Russian opposition leader Alexei Navalny dies in prison



There was no immediate information about what exactly caused Navalny’s death, with the region’s investigative committee saying it has launched a “procedural investigation.”

Navalny’s allies have long raised concerns about his health and poor conditions in jail, where they said he had to spend many days in crammed “punishment cells” for the most minor of conduct violations.

Putin has been informed, Kremlin spokesman Dmitry Peskov confirmed, according to the Russian state news agency Tass.

The Kremlin has always denied poisoning Navalny, and throughout his life has tried to downplay his importance in Russian public life, often refusing to use his name.

A spokesperson for the opposition leader said on X that they did not have any confirmation or information about his death. “Russian authorities publish a confession that they killed Alexey Navalny in prison,” Leonid Volkov, a close ally of many years, said in a post on X. “We do not have any way to confirm it or to prove this isn’t true.”

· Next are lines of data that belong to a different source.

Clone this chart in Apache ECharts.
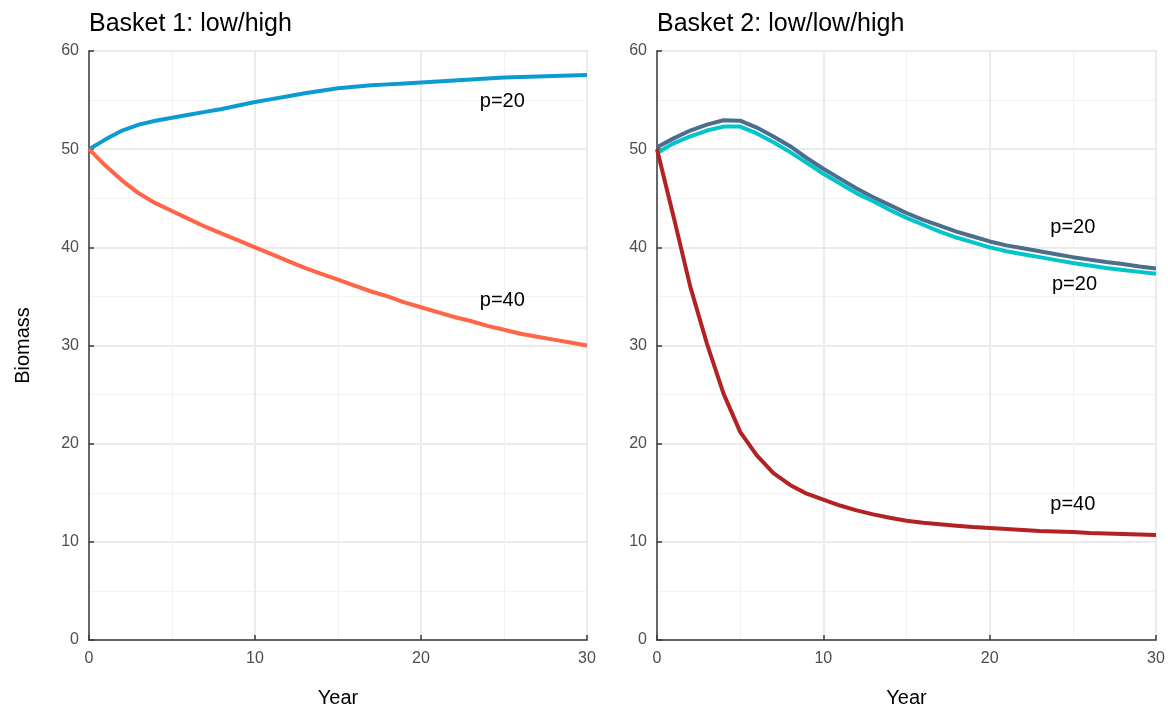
<!DOCTYPE html>
<html>
<head>
<meta charset="utf-8">
<script src="https://cdn.jsdelivr.net/npm/echarts@6/dist/echarts.min.js"></script>
<style>
html,body{margin:0;padding:0;background:#fff;}
#chart{width:1168px;height:711px;}
</style>
</head>
<body>
<div id="chart"></div>
<script>
const years = Array.from({length: 31}, (_, i) => i);
const basket1P20 = [50, 51.0, 51.9, 52.5, 52.9, 53.2, 53.5, 53.8, 54.1, 54.45, 54.8, 55.1, 55.4, 55.7, 55.95, 56.2, 56.35, 56.5, 56.6, 56.7, 56.8, 56.9, 57.0, 57.1, 57.2, 57.3, 57.35, 57.4, 57.45, 57.5, 57.55];
const basket1P40 = [50, 48.3, 46.8, 45.5, 44.5, 43.7, 42.9, 42.1, 41.4, 40.7, 40.0, 39.3, 38.6, 37.9, 37.3, 36.7, 36.1, 35.5, 35.0, 34.4, 33.9, 33.4, 32.9, 32.5, 32.0, 31.6, 31.2, 30.9, 30.6, 30.3, 30.0];
const basket2P20a = [50.2, 51.1, 51.9, 52.5, 52.95, 52.9, 52.2, 51.3, 50.3, 49.1, 48.0, 47.0, 46.0, 45.1, 44.3, 43.5, 42.8, 42.2, 41.6, 41.1, 40.6, 40.2, 39.9, 39.6, 39.3, 39.0, 38.75, 38.5, 38.3, 38.05, 37.85];
const basket2P20b = [49.6, 50.6, 51.3, 51.9, 52.3, 52.3, 51.6, 50.7, 49.7, 48.6, 47.5, 46.5, 45.5, 44.7, 43.8, 43.0, 42.3, 41.6, 41.0, 40.5, 40.0, 39.6, 39.3, 39.0, 38.7, 38.4, 38.15, 37.9, 37.7, 37.5, 37.3];
const basket2P40 = [50, 43.1, 36.0, 30.2, 25.1, 21.2, 18.8, 17.0, 15.8, 14.9, 14.3, 13.7, 13.2, 12.8, 12.45, 12.15, 11.95, 11.8, 11.65, 11.5, 11.4, 11.3, 11.2, 11.1, 11.05, 11.0, 10.9, 10.85, 10.8, 10.75, 10.7];
const panelTitles = ['Basket 1: low/high', 'Basket 2: low/low/high'];
const xTicks = [0, 10, 20, 30];
const yTicks = [0, 10, 20, 30, 40, 50, 60];
// label anchors in data units: [year, biomass, text]
const labels1 = [[24.9, 54.9, 'p=20'], [24.9, 34.6, 'p=40']];
const labels2 = [[25.0, 42.0, 'p=20'], [25.1, 36.2, 'p=20'], [25.0, 13.85, 'p=40']];

const FONT = '"Liberation Sans", Arial, Helvetica, sans-serif';
const pair = arr => years.map((y, i) => [y, arr[i]]);

function xAxisFor(idx) {
  return {
    type: 'value', gridIndex: idx, min: xTicks[0], max: xTicks[xTicks.length - 1], interval: 10,
    name: 'Year', nameLocation: 'middle', nameGap: 48,
    nameTextStyle: {fontFamily: FONT, fontSize: 20, color: '#000'},
    axisLine: {show: true, onZero: false, lineStyle: {color: '#3a3a3a', width: 1.5}},
    axisTick: {show: true, inside: true, length: 5, lineStyle: {color: '#3a3a3a', width: 1.5}},
    axisLabel: {fontFamily: FONT, fontSize: 16, color: '#4d4d4d', margin: 11},
    splitLine: {show: true, lineStyle: {color: '#ebebeb', width: 2}},
    minorTick: {show: false, splitNumber: 2},
    minorSplitLine: {show: true, lineStyle: {color: '#f2f2f2', width: 1}}
  };
}
function yAxisFor(idx, showName) {
  return {
    type: 'value', gridIndex: idx, min: yTicks[0], max: yTicks[yTicks.length - 1], interval: 10,
    name: showName ? 'Biomass' : '', nameLocation: 'middle', nameGap: 56, nameRotate: 90,
    nameTextStyle: {fontFamily: FONT, fontSize: 20, color: '#000'},
    axisLine: {show: true, onZero: false, lineStyle: {color: '#3a3a3a', width: 1.5}},
    axisTick: {show: true, inside: true, length: 5, lineStyle: {color: '#3a3a3a', width: 1.5}},
    axisLabel: {fontFamily: FONT, fontSize: 16, color: '#4d4d4d', margin: 10},
    splitLine: {show: true, lineStyle: {color: '#ebebeb', width: 2}},
    minorTick: {show: false, splitNumber: 2},
    minorSplitLine: {show: true, lineStyle: {color: '#f2f2f2', width: 1}}
  };
}
function lineSeries(idx, data, color, labelsArr) {
  const s = {
    type: 'line', xAxisIndex: idx, yAxisIndex: idx, data: pair(data),
    showSymbol: false, symbol: 'none', smooth: false,
    lineStyle: {color: color, width: 4}, itemStyle: {color: color},
    silent: true, animation: false
  };
  if (labelsArr && labelsArr.length) {
    s.markPoint = {
      symbol: 'circle', symbolSize: 0, silent: true, animation: false,
      label: {show: true, position: 'inside', fontFamily: FONT, fontSize: 20, color: '#000'},
      data: labelsArr.map(l => ({coord: [l[0], l[1]], value: l[2], label: {formatter: l[2]}}))
    };
  }
  return s;
}

const chart = echarts.init(document.getElementById('chart'), null, {renderer: 'canvas'});
chart.setOption({
  backgroundColor: '#fff',
  animation: false,
  title: [
    {text: panelTitles[0], left: 84, top: 7, textStyle: {fontFamily: FONT, fontSize: 25, fontWeight: 'normal', color: '#000'}},
    {text: panelTitles[1], left: 652, top: 7, textStyle: {fontFamily: FONT, fontSize: 25, fontWeight: 'normal', color: '#000'}}
  ],
  grid: [
    {left: 89, right: 581, top: 51, bottom: 71, outerBoundsMode: 'none', containLabel: false, show: true, borderColor: '#555', borderWidth: 1.2, backgroundColor: 'transparent'},
    {left: 657, right: 12, top: 51, bottom: 71, outerBoundsMode: 'none', containLabel: false, show: true, borderColor: '#555', borderWidth: 1.2, backgroundColor: 'transparent'}
  ],
  xAxis: [xAxisFor(0), xAxisFor(1)],
  yAxis: [yAxisFor(0, true), yAxisFor(1, false)],
  series: [
    lineSeries(0, basket1P20, '#0c9bd0', [labels1[0]]),
    lineSeries(0, basket1P40, '#ff6547', [labels1[1]]),
    lineSeries(1, basket2P20a, '#4d6d8c', [labels2[0]]),
    lineSeries(1, basket2P20b, '#00c6cc', [labels2[1]]),
    lineSeries(1, basket2P40, '#b22222', [labels2[2]])
  ]
});
</script>
</body>
</html>
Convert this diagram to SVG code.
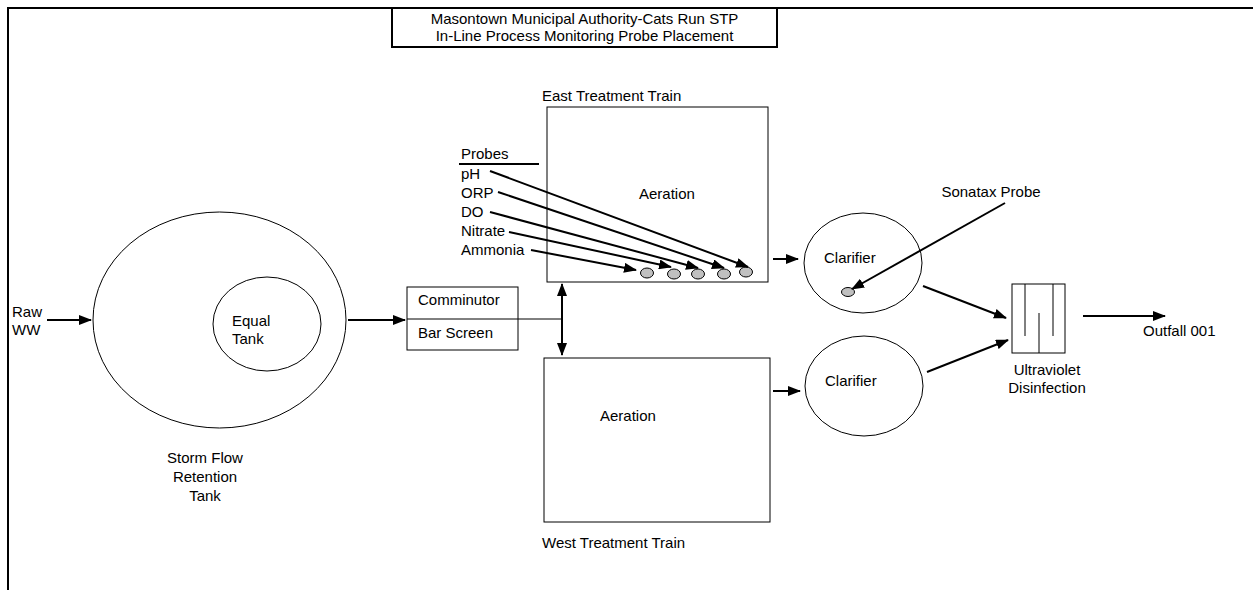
<svg xmlns="http://www.w3.org/2000/svg" width="1253" height="590" viewBox="0 0 1253 590">
<style>
text{font-family:"Liberation Sans",Arial,sans-serif;font-size:15px;fill:#000}
.c{text-anchor:middle}
.sh{fill:none;stroke:#000;stroke-width:1}
.cn{fill:none;stroke:#000;stroke-width:2}
.pr{fill:#c0c0c0;stroke:#000;stroke-width:1}
</style>
<defs>
<marker id="ah" markerUnits="userSpaceOnUse" markerWidth="13" markerHeight="10" viewBox="0 0 13 10" refX="12" refY="5" orient="auto">
<path d="M0,0 L13,5 L0,10 Z" fill="#000"/>
</marker>
<marker id="ahs" markerUnits="userSpaceOnUse" markerWidth="13" markerHeight="10" viewBox="0 0 13 10" refX="1" refY="5" orient="auto">
<path d="M13,0 L0,5 L13,10 Z" fill="#000"/>
</marker>
</defs>
<rect width="1253" height="590" fill="#fff"/>
<g id="frame">
<path d="M8,590 L8,8 L1253,8" fill="none" stroke="#000" stroke-width="2"/>
</g>
<g id="title">
<rect x="392" y="8" width="385" height="39" fill="#fff" stroke="#000" stroke-width="2"/>
<text class="c" x="584.5" y="24">Masontown Municipal Authority-Cats Run STP</text>
<text class="c" x="584.5" y="41">In-Line Process Monitoring Probe Placement</text>
</g>
<g id="raw-ww">
<text x="12" y="317">Raw</text>
<text x="12" y="335">WW</text>
</g>
<g id="storm-tank">
<ellipse class="sh" cx="219.5" cy="320" rx="126.5" ry="108"/>
<text class="c" x="205" y="463">Storm Flow</text>
<text class="c" x="205" y="482">Retention</text>
<text class="c" x="205" y="501">Tank</text>
</g>
<g id="equal-tank">
<ellipse class="sh" cx="267" cy="324" rx="54" ry="47"/>
<text x="232" y="326">Equal</text>
<text x="232" y="344">Tank</text>
</g>
<g id="comminutor">
<rect class="sh" x="407" y="287" width="111" height="63"/>
<line class="sh" x1="407" y1="319" x2="518" y2="319"/>
<text x="418" y="305">Comminutor</text>
<text x="418" y="338">Bar Screen</text>
</g>
<g id="east-aeration">
<rect class="sh" x="547" y="107" width="221" height="175"/>
<text x="542" y="101" font-size="13.5">East Treatment Train</text>
<text x="639" y="199">Aeration</text>
<ellipse class="pr" cx="647" cy="273" rx="6.5" ry="5"/>
<ellipse class="pr" cx="674" cy="274" rx="6.5" ry="5"/>
<ellipse class="pr" cx="698" cy="274" rx="6.5" ry="5"/>
<ellipse class="pr" cx="724" cy="274" rx="6.5" ry="5"/>
<ellipse class="pr" cx="746" cy="272" rx="6.5" ry="5"/>
</g>
<g id="probes">
<text x="461" y="159">Probes</text>
<line x1="459" y1="164" x2="539" y2="164" stroke="#000" stroke-width="2"/>
<text x="461" y="179">pH</text>
<text x="461" y="198">ORP</text>
<text x="461" y="217">DO</text>
<text x="461" y="236">Nitrate</text>
<text x="461" y="255">Ammonia</text>
</g>
<g id="west-aeration">
<rect class="sh" x="544" y="358" width="226" height="164"/>
<text x="600" y="421" font-size="13.5">Aeration</text>
<text x="542" y="548" font-size="15.5">West Treatment Train</text>
</g>
<g id="clarifier-east">
<ellipse class="sh" cx="863" cy="263" rx="59" ry="50"/>
<text x="824" y="263">Clarifier</text>
<ellipse class="pr" cx="848" cy="292" rx="6.5" ry="4.5"/>
</g>
<g id="sonatax">
<text class="c" x="991" y="197">Sonatax Probe</text>
</g>
<g id="clarifier-west">
<ellipse class="sh" cx="864" cy="386" rx="59" ry="50"/>
<text x="825" y="386">Clarifier</text>
</g>
<g id="uv">
<rect class="sh" x="1012" y="284" width="53" height="69"/>
<line class="sh" x1="1025" y1="284" x2="1025" y2="336"/>
<line class="sh" x1="1053" y1="284" x2="1053" y2="336"/>
<line class="sh" x1="1039" y1="313" x2="1039" y2="353"/>
<text class="c" x="1047" y="375">Ultraviolet</text>
<text class="c" x="1047" y="393">Disinfection</text>
</g>
<g id="outfall">
<text x="1143" y="336">Outfall 001</text>
</g>
<g id="connectors">
<line class="cn" x1="47" y1="320" x2="91" y2="320" marker-end="url(#ah)"/>
<line class="cn" x1="348" y1="320" x2="405" y2="320" marker-end="url(#ah)"/>
<line x1="518" y1="319" x2="562" y2="319" stroke="#000" stroke-width="1"/>
<line class="cn" x1="562" y1="284" x2="562" y2="355" marker-start="url(#ahs)" marker-end="url(#ah)"/>
<line class="cn" x1="490" y1="171" x2="748" y2="267" marker-end="url(#ah)"/>
<line class="cn" x1="498" y1="192" x2="724" y2="268" marker-end="url(#ah)"/>
<line class="cn" x1="490" y1="212" x2="698" y2="268" marker-end="url(#ah)"/>
<line class="cn" x1="509" y1="232" x2="671" y2="267" marker-end="url(#ah)"/>
<line class="cn" x1="531" y1="250" x2="636" y2="270" marker-end="url(#ah)"/>
<line class="cn" x1="773" y1="259" x2="798" y2="259" marker-end="url(#ah)"/>
<line class="cn" x1="773" y1="391" x2="800" y2="391" marker-end="url(#ah)"/>
<line class="cn" x1="1005" y1="203" x2="852" y2="289" marker-end="url(#ah)"/>
<line class="cn" x1="923" y1="286" x2="1006" y2="318" marker-end="url(#ah)"/>
<line class="cn" x1="927" y1="372" x2="1008" y2="340" marker-end="url(#ah)"/>
<line class="cn" x1="1083" y1="316" x2="1165" y2="316" marker-end="url(#ah)"/>
</g>
</svg>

Mikhail Khodorkovsky, an exiled former oligarch-turned-opposition-figure, also said on X: “If this is true, then, regardless of the formal cause, the responsibility for premature death is borne by Vladimir Putin, who first authorized the poisoning of Alexei and then put him in prison.”

Reaction to Navalny’s death was also swift in the West.

The news “only underscores the weakness and rot at the heart of the system that Putin has built. Russia is responsible for this,” Secretary of State Antony Blinken said at the Munich Security Conference.

NATO chief Jens Stoltenberg said “Russia has serious questions to answer,” while European Union Commission President Ursula von der Leyen said on X that Navalny’s death was a “grim reminder of what Putin and his regime are all about.”

Ukrainian President Volodymyr Zelenskyy, who was also in Munich, said it was “obvious” that Putin was directly behind Navalny’s death.

A thorn in the Kremlin’s side

Navalny’s death leaves Russia’s opposition, wounded by years of harassment and prosecution, without a clear leader. All of Putin’s most high-profile critics are now either dead, jailed or in exile. 

Navalny was, undoubtedly, the biggest thorn in the Kremlin’s side. 

For more than a decade, he led nationwide protests against the authorities, ran for office to challenge members of the Russian establishment and set up a network of campaign offices across the country that have since been dismantled.

Born in 1976 in the tiny town of Bytyn, near Moscow, Navalny was educated as a lawyer and economist, but entered politics in 2008, starting his anti-corruption fund, FBK,  three years later. 

He was known for his oratory skills, as well as his use of the online space to promote the results of his investigations and spread his ideal of what he called the “wonderful Russia of tomorrow.” His digital savvy made him particularly popular among Russia’s more democratically minded teenagers and youth. 

Navalny rose to prominence as Russia’s most outspoken Kremlin critic after leading a series of anti-corruption investigations into members of the Russian elite. 

His 2017 exposure of the lavish lifestyle of Dmitry Medvedev, a former president and prime minister, led to mass protests. And an investigation into a luxurious “secret palace” on Russia’s Black Sea coast, purportedly owned by Putin, resulted in a wave of indignation across Russia in 2021. 

Navalny tried to run against Putin in the 2018 presidential election, but was barred from entering the race because of a 2014 embezzlement conviction, which he categorically denied as fabricated to keep him out of politics. Russian officials made a point of not referring to Navalny by name to avoid raising his profile in public. 

While on a business trip in Russia in August 2020, Navalny was poisoned with the military nerve agent in an attempt on his life that he blamed directly on Putin.

Navalny survived his 2020 poisoning, thanks to the insistence of his family that he be airlifted to Germany, where he underwent treatment and a long rehabilitation process. 

The Kremlin denied any involvement in his poisoning, which was condemned by Western governments and led to a further straining of relations with Russia.

Navalny nonetheless decided to return to Russia in early 2021 and was arrested upon landing on charges stemming from the 2014 embezzlement case. He was sentenced to 2 ½ years in prison for a parole violation linked to that conviction. The decision came days after more than 5,000 people were detained across Russia in rallies supporting Navalny.

His allies have also been persecuted, and his anti-corruption fund was declared an extremist organization a few months after his sentencing, forcing it to shut down and most of the top staff to flee abroad. 

He was tried on new charges of fraud and contempt of court and was sentenced to nine more years in jail. Then in August, he was sentenced to a further 19 years in a maximum security penal colony on charges of extremism, in what his allies and the international community called a Kremlin campaign to keep him incarcerated forever. Navalny has denied all charges against him as politically motivated.

His supporters have raised concerns about his treatment in custody and detention conditions, including access to proper medical care and frequent isolation in a tiny punishment cell.

In an interview with NBC News in 2021, Putin said he could not guarantee that Navalny would get out of prison alive.